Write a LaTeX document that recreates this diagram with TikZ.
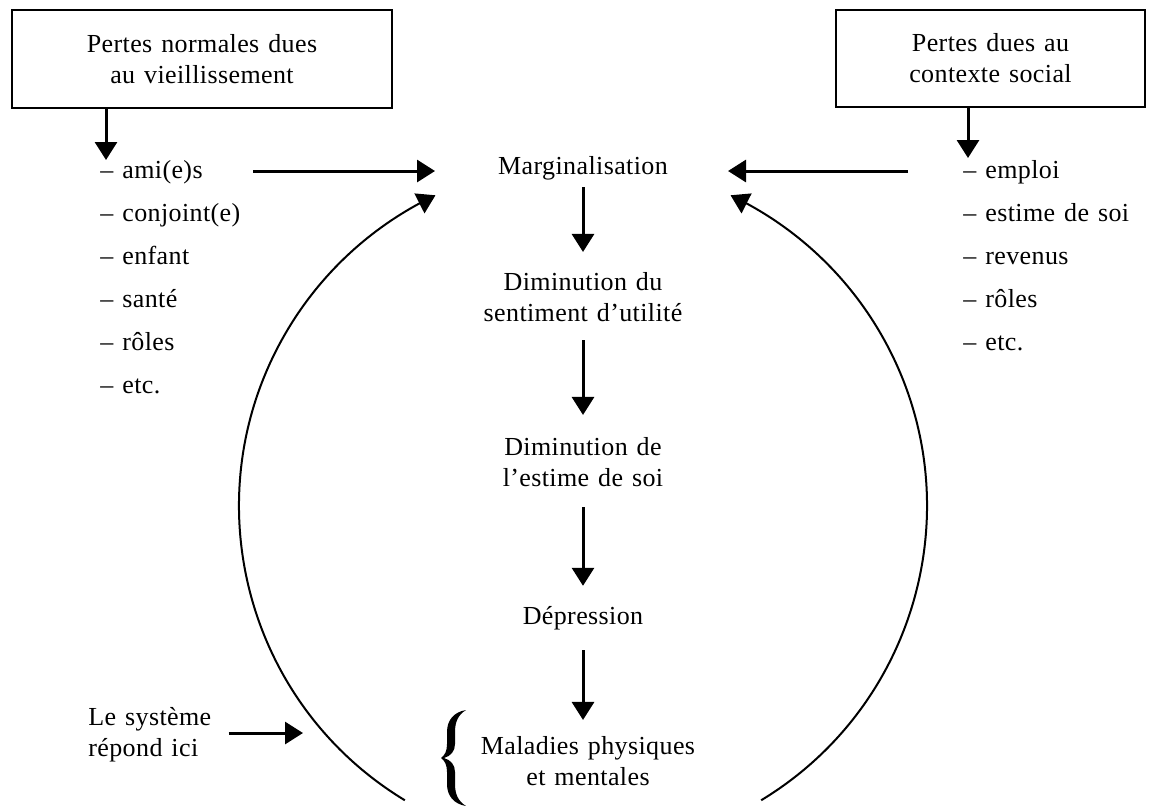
\documentclass[tikz,border=0pt]{standalone}
\usepackage{fontspec}
\setmainfont{Liberation Serif}[LetterSpace=1.5,WordSpace=1.3]
\usetikzlibrary{arrows.meta,bending}
\begin{document}
\begin{tikzpicture}[x=0.5pt,y=-0.5pt,
  every node/.style={font=\fontsize{13}{15.5}\selectfont, inner sep=0pt},
  lossbox/.style={draw, line width=1.3pt, align=center},
  item/.style={anchor=base west},
  arr/.style={line width=1.5pt, -{Triangle[width=11pt,length=9pt]}},
  curvearr/.style={line width=1pt, -{Triangle[width=11pt,length=9pt]}},
  ctext/.style={align=center}
]
\useasboundingbox (0,0) rectangle (1151,805);

% boxes
\node[lossbox, minimum width=190pt, minimum height=49pt] (lbox) at (202,59)
  {Pertes normales dues\\au vieillissement};
\node[lossbox, minimum width=154.5pt, minimum height=48.5pt] (rbox) at (990.5,58.5)
  {Pertes dues au\\contexte social};

% left list
\node[item] (ami) at (100,178) {– ami(e)s};
\node[item] (conj) at (100,221) {– conjoint(e)};
\node[item] (enf) at (100,264) {– enfant};
\node[item] (sante) at (100,307) {– santé};
\node[item] (lroles) at (100,350) {– rôles};
\node[item] (letc) at (100,393) {– etc.};

% right list
\node[item] (emploi) at (963,178) {– emploi};
\node[item] (estime) at (963,221) {– estime de soi};
\node[item] (rev) at (963,264) {– revenus};
\node[item] (rroles) at (963,307) {– rôles};
\node[item] (retc) at (963,350) {– etc.};

% centre column
\node[ctext] (marg) at (583,168) {Marginalisation};
\node[ctext] (dim1) at (583,297) {Diminution du\\sentiment d’utilité};
\node[ctext] (dim2) at (583,462) {Diminution de\\l’estime de soi};
\node[ctext] (dep) at (583,618) {Dépression};
\node[ctext] (mal) at (588,761) {Maladies physiques\\et mentales};

% brace
\fill (466,710) .. controls (454,712) and (447,720) .. (447,732) -- (447,744)
  .. controls (447,751) and (445,755) .. (441,758)
  .. controls (445,761) and (447,765) .. (447,772) -- (447,784)
  .. controls (447,796) and (454,804) .. (466,806)
  .. controls (458,801) and (455,794) .. (455,784) -- (455,772)
  .. controls (455,765) and (451,760) .. (444,758)
  .. controls (451,756) and (455,751) .. (455,744) -- (455,732)
  .. controls (455,722) and (458,715) .. (466,710) -- cycle;

\node[align=left, anchor=west] (sys) at (88,735) {Le système\\répond ici};

% down arrows from boxes
\coordinate (ltip) at (106,160);
\coordinate (rtip) at (968,158);
\draw[arr] (lbox.south -| ltip) -- (ltip);
\draw[arr] (rbox.south -| rtip) -- (rtip);

% horizontal arrows to Marginalisation
\coordinate (hls) at (253,171);
\coordinate (hle) at (435,171);
\coordinate (hrs) at (908,171);
\coordinate (hre) at (728,171);
\draw[arr] (hls) -- (hle);
\draw[arr] (hrs) -- (hre);

% centre arrows
\draw[arr] ([yshift=-3.5pt]marg.south) -- ([yshift=10pt]dim1.north);
\draw[arr] ([yshift=-9pt]dim1.south) -- ([yshift=11pt]dim2.north);
\draw[arr] ([yshift=-10pt]dim2.south) -- ([yshift=10pt]dep.north);
\draw[arr] ([yshift=-10pt]dep.south) -- ([yshift=8pt]dep.south |- mal.north);

% system arrow
\coordinate (sysend) at (303,733);
\draw[arr] ([xshift=8.5pt]sys.east |- sysend) -- (sysend);

% feedback arcs
\coordinate (cc) at (583,506);
\draw[curvearr] (cc) ++(121.2:344) arc[start angle=121.2, end angle=244.6, radius=344];
\draw[curvearr] (cc) ++(58.8:344) arc[start angle=58.8, end angle=-64.6, radius=344];
\end{tikzpicture}
\end{document}
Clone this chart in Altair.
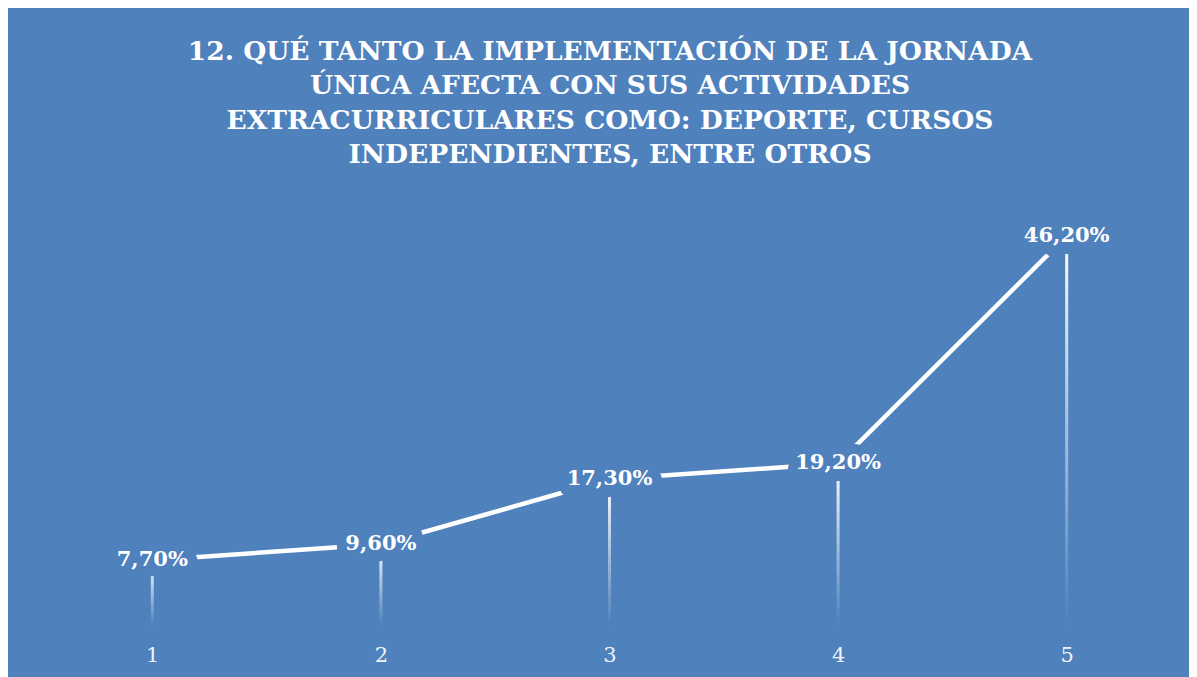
import altair as alt
import pandas as pd

categories = ["1", "2", "3", "4", "5"]
values = [7.7, 9.6, 17.3, 19.2, 46.2]
labels = [f"{v:.2f}".replace(".", ",") + "%" for v in values]
title_lines = [
    "12. QUÉ TANTO LA IMPLEMENTACIÓN DE LA JORNADA",
    "ÚNICA AFECTA CON SUS ACTIVIDADES",
    "EXTRACURRICULARES COMO: DEPORTE, CURSOS",
    "INDEPENDIENTES, ENTRE OTROS",
]

df = pd.DataFrame({"cat": categories, "val": values, "label": labels})

BG = "#4F81BD"
FONT = "DejaVu Serif"

x = alt.X(
    "cat:N",
    sort=categories,
    scale=alt.Scale(type="point", padding=0.5),
    axis=alt.Axis(
        title=None, labelAngle=0, domain=False, ticks=False, grid=False,
        labelFont=FONT, labelFontSize=21, labelColor="#EEF3FA", labelPadding=19,
    ),
)
y = alt.Y("val:Q", scale=alt.Scale(domain=[0, 50]), axis=None)

base = alt.Chart(df).encode(x=x, y=y)

drops = base.mark_bar(
    size=3,
    color=alt.LinearGradient(
        gradient="linear",
        stops=[alt.GradientStop(color="#FFFFFF", offset=0),
               alt.GradientStop(color=BG, offset=1)],
        x1=0, x2=0, y1=0, y2=1,
    ),
)

line = base.mark_line(color="white", strokeWidth=4.5)

mask = base.mark_text(
    font=FONT, fontWeight="bold", fontSize=21, baseline="middle",
    color=BG, stroke=BG, strokeWidth=20, strokeJoin="round",
).encode(text="label:N")

mask_low = base.mark_text(
    font=FONT, fontWeight="bold", fontSize=21, baseline="middle", dy=2,
    color=BG, stroke=BG, strokeWidth=20, strokeJoin="round",
).encode(text="label:N")

text = base.mark_text(
    font=FONT, fontWeight="bold", fontSize=21, baseline="middle", color="white",
).encode(text="label:N")

chart = (
    alt.layer(drops, line, mask, mask_low, text)
    .properties(
        width=1143,
        height=421,
        autosize=alt.AutoSizeParams(type="none"),
        padding={"left": 30, "top": 196, "right": 8, "bottom": 52},
        background=BG,
        title=alt.TitleParams(
            text=title_lines, font=FONT, fontSize=26.5, fontWeight="bold",
            color="white", anchor="middle", lineHeight=34.5, offset=35.5, dx=0.5,
        ),
    )
    .configure_view(stroke=None)
)

chart.save("out.html", embed_options={"renderer": "svg", "actions": False})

**What you should do:** Everything from the top line of the data down to and including the line with "(mal) at (588,761)" is to be copied, except the pictures.

**Completed task:**
Write a LaTeX document that recreates this diagram with TikZ.
\documentclass[tikz,border=0pt]{standalone}
\usepackage{fontspec}
\setmainfont{Liberation Serif}[LetterSpace=1.5,WordSpace=1.3]
\usetikzlibrary{arrows.meta,bending}
\begin{document}
\begin{tikzpicture}[x=0.5pt,y=-0.5pt,
  every node/.style={font=\fontsize{13}{15.5}\selectfont, inner sep=0pt},
  lossbox/.style={draw, line width=1.3pt, align=center},
  item/.style={anchor=base west},
  arr/.style={line width=1.5pt, -{Triangle[width=11pt,length=9pt]}},
  curvearr/.style={line width=1pt, -{Triangle[width=11pt,length=9pt]}},
  ctext/.style={align=center}
]
\useasboundingbox (0,0) rectangle (1151,805);

% boxes
\node[lossbox, minimum width=190pt, minimum height=49pt] (lbox) at (202,59)
  {Pertes normales dues\\au vieillissement};
\node[lossbox, minimum width=154.5pt, minimum height=48.5pt] (rbox) at (990.5,58.5)
  {Pertes dues au\\contexte social};

% left list
\node[item] (ami) at (100,178) {– ami(e)s};
\node[item] (conj) at (100,221) {– conjoint(e)};
\node[item] (enf) at (100,264) {– enfant};
\node[item] (sante) at (100,307) {– santé};
\node[item] (lroles) at (100,350) {– rôles};
\node[item] (letc) at (100,393) {– etc.};

% right list
\node[item] (emploi) at (963,178) {– emploi};
\node[item] (estime) at (963,221) {– estime de soi};
\node[item] (rev) at (963,264) {– revenus};
\node[item] (rroles) at (963,307) {– rôles};
\node[item] (retc) at (963,350) {– etc.};

% centre column
\node[ctext] (marg) at (583,168) {Marginalisation};
\node[ctext] (dim1) at (583,297) {Diminution du\\sentiment d’utilité};
\node[ctext] (dim2) at (583,462) {Diminution de\\l’estime de soi};
\node[ctext] (dep) at (583,618) {Dépression};
\node[ctext] (mal) at (588,761) {Maladies physiques\\et mentales};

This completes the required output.